US senators unveil bipartisan immigration reform proposal News
US senators unveil bipartisan immigration reform proposal

[JURIST] Senators Charles Schumer (D-NY) and Lindsey Graham (R-SC) [official websites] on Thursday unveiled [WP op-ed] their proposal for comprehensive immigration reform. The plan entails four principal tenets: improving border security, creating a system through which temporary workers would be admitted, introducing biometric identification cards, and instituting a process to legalize illegal immigrants [JURIST news archive] currently residing within the US. Undocumented immigrants would receive legal status upon paying back taxes and fines, submitting to background checks, completing an English proficiency examination, and performing community service. All job-seeking US citizens and legal immigrants would be issued a tamper-proof Social Security card containing biometric identification information, which potential employers would use to confirm an applicant's identity and employment eligibility. Additionally, immigrants earning an advanced science, engineering, technology, or math degree from a US institution would receive green cards. The senators underscored the need for swift action, saying:

Our immigration system is badly broken. Although our borders have become far more secure in recent years, too many people seeking illegal entry get through. We have no way to track whether the millions who enter the United States on valid visas each year leave when they are supposed to. And employers are burdened by a complicated system for verifying workers' immigration status.

The proposal was met with praise [press release] from President Barack Obama, who encouraged the senators to draft corresponding legislation.

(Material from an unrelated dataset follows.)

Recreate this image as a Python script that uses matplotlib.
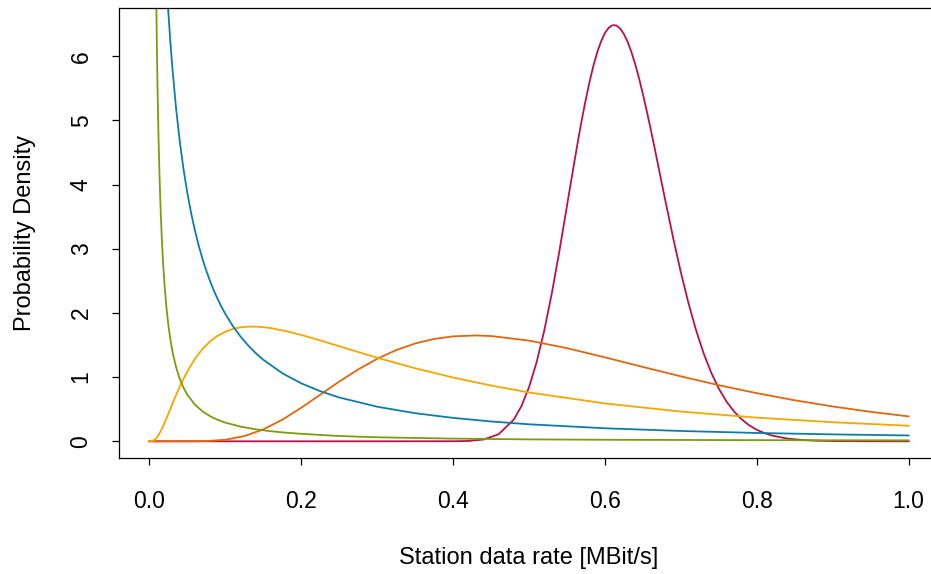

The Office of Immigration Statistics of the US Department of Homeland Security (DHS) [official website] released a report [text, PDF; JURIST report] in February estimating that the total number of illegal immigrants living in the US fell to 10.8 million during the year ending in January 2009, a seven percent decline from the previous year. In December, Democratic lawmakers introduced an immigration reform bill [JURIST report] in the US House of Representatives [official website] that would give undocumented immigrants an easier path to seek legal status in the country. The proposed legislation, titled the Comprehensive Immigration Reform for America's Security and Prosperity Act of 2009 (CIR ASAP) [bill summary, PDF], follows the Obama administration's announcement [JURIST report] that it would seek immigration reform early in 2010. In November, DHS Secretary Janet Napolitano [official profile] said that the proposed reform legislation would be a "three-legged stool" that combines effective and fair enforcement, an improved process for legal immigration, and a "firm but fair way" to deal with illegal immigrants who are already in the US. The proposed bill is also the first attempt at immigration reform since the failed [JURIST report] Comprehensive Immigration Reform Bill [S 1639 materials] in 2007. At that time, detractors called the bill too lenient on illegal immigrants and said that by granting legal status to illegal aliens, the US was granting "amnesty."